[begin Data]
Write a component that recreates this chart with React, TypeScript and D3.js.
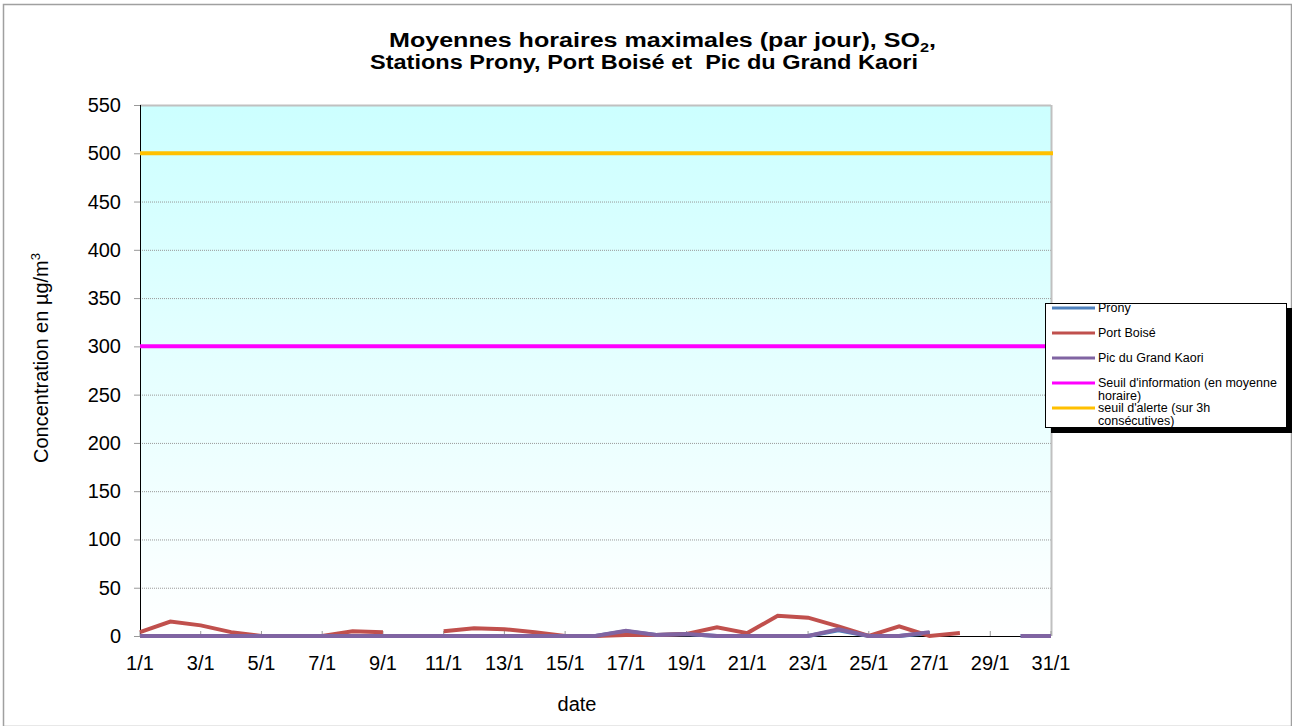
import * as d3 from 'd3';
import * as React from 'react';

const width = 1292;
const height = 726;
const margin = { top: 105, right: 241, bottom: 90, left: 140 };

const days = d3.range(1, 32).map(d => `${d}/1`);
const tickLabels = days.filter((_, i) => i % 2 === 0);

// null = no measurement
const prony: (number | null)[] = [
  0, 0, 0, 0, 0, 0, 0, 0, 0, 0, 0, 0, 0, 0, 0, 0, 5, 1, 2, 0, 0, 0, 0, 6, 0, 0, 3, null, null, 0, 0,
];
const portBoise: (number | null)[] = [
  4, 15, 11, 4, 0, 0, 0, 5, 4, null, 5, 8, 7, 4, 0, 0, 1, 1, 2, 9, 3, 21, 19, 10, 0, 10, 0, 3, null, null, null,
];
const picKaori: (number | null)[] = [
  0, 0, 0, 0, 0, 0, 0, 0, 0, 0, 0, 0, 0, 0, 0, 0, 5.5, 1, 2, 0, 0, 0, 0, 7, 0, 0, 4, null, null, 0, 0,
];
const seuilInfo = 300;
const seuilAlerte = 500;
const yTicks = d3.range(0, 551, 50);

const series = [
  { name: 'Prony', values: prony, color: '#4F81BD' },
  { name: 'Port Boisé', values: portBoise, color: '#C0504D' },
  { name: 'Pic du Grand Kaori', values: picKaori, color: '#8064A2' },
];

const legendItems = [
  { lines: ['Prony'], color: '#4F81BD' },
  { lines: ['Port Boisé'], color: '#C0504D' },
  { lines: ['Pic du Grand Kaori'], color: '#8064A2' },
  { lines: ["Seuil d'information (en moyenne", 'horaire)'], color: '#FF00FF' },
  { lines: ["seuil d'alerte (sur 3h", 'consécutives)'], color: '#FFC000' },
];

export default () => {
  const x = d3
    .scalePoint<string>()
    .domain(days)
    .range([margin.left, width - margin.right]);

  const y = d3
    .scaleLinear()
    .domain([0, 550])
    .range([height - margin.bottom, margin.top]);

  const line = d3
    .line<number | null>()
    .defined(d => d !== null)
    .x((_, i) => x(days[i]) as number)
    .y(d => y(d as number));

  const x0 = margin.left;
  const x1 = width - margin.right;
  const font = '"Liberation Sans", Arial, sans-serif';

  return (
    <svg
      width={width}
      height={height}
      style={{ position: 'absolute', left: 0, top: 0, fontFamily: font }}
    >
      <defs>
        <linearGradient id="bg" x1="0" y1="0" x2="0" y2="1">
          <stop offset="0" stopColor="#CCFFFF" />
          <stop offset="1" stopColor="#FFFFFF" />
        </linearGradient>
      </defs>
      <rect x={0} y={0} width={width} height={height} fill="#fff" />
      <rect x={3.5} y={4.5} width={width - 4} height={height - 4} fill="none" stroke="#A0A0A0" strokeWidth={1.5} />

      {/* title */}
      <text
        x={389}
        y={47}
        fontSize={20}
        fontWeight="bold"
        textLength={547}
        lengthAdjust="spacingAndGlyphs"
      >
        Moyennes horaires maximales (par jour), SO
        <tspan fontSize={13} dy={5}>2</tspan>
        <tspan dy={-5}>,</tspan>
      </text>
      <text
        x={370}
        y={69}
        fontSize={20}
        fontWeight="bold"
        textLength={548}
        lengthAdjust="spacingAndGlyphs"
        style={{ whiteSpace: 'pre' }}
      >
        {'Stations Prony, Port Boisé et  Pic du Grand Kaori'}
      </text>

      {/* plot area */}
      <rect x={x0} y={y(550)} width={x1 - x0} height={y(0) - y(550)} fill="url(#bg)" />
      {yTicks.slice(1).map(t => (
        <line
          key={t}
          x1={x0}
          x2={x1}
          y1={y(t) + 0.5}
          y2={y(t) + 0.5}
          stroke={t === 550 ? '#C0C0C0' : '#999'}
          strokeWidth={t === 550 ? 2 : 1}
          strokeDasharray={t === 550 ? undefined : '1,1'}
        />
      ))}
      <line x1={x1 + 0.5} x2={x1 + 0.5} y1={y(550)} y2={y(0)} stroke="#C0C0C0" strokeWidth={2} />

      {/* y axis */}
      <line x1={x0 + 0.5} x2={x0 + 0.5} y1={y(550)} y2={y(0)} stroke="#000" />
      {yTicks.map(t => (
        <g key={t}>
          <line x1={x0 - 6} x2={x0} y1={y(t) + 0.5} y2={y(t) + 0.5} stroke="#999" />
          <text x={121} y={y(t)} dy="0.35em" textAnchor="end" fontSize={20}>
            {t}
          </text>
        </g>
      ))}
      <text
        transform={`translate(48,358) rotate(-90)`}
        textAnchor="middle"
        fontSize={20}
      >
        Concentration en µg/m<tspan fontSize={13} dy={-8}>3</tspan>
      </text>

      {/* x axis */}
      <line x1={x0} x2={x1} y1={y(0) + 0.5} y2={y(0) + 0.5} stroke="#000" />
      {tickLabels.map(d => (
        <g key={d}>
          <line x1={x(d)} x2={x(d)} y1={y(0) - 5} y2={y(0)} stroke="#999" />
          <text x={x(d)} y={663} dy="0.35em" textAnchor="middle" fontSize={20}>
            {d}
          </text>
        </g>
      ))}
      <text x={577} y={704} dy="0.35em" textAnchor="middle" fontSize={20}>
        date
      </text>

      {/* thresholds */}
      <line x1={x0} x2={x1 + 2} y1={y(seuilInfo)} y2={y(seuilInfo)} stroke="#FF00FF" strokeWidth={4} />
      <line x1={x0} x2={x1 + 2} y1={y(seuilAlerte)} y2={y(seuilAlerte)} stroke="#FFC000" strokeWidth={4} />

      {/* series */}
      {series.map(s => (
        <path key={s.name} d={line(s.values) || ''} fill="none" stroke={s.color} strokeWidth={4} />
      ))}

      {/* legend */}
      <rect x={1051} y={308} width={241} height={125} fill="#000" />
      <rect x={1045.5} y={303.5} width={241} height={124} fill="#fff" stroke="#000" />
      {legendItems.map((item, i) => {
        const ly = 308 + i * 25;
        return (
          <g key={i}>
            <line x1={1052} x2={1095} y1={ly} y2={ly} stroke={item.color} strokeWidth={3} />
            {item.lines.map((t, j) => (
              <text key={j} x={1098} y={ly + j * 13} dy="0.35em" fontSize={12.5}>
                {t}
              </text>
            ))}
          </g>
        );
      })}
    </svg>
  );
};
[end Data]
Goal of the exercise = Write out nothing but the lines from the start of the data through the line with "const tickLabels = days.filter((_, i)". Leave out the pictures.

Written response =
Write a component that recreates this chart with React, TypeScript and D3.js.
import * as d3 from 'd3';
import * as React from 'react';

const width = 1292;
const height = 726;
const margin = { top: 105, right: 241, bottom: 90, left: 140 };

const days = d3.range(1, 32).map(d => `${d}/1`);
const tickLabels = days.filter((_, i) => i % 2 === 0);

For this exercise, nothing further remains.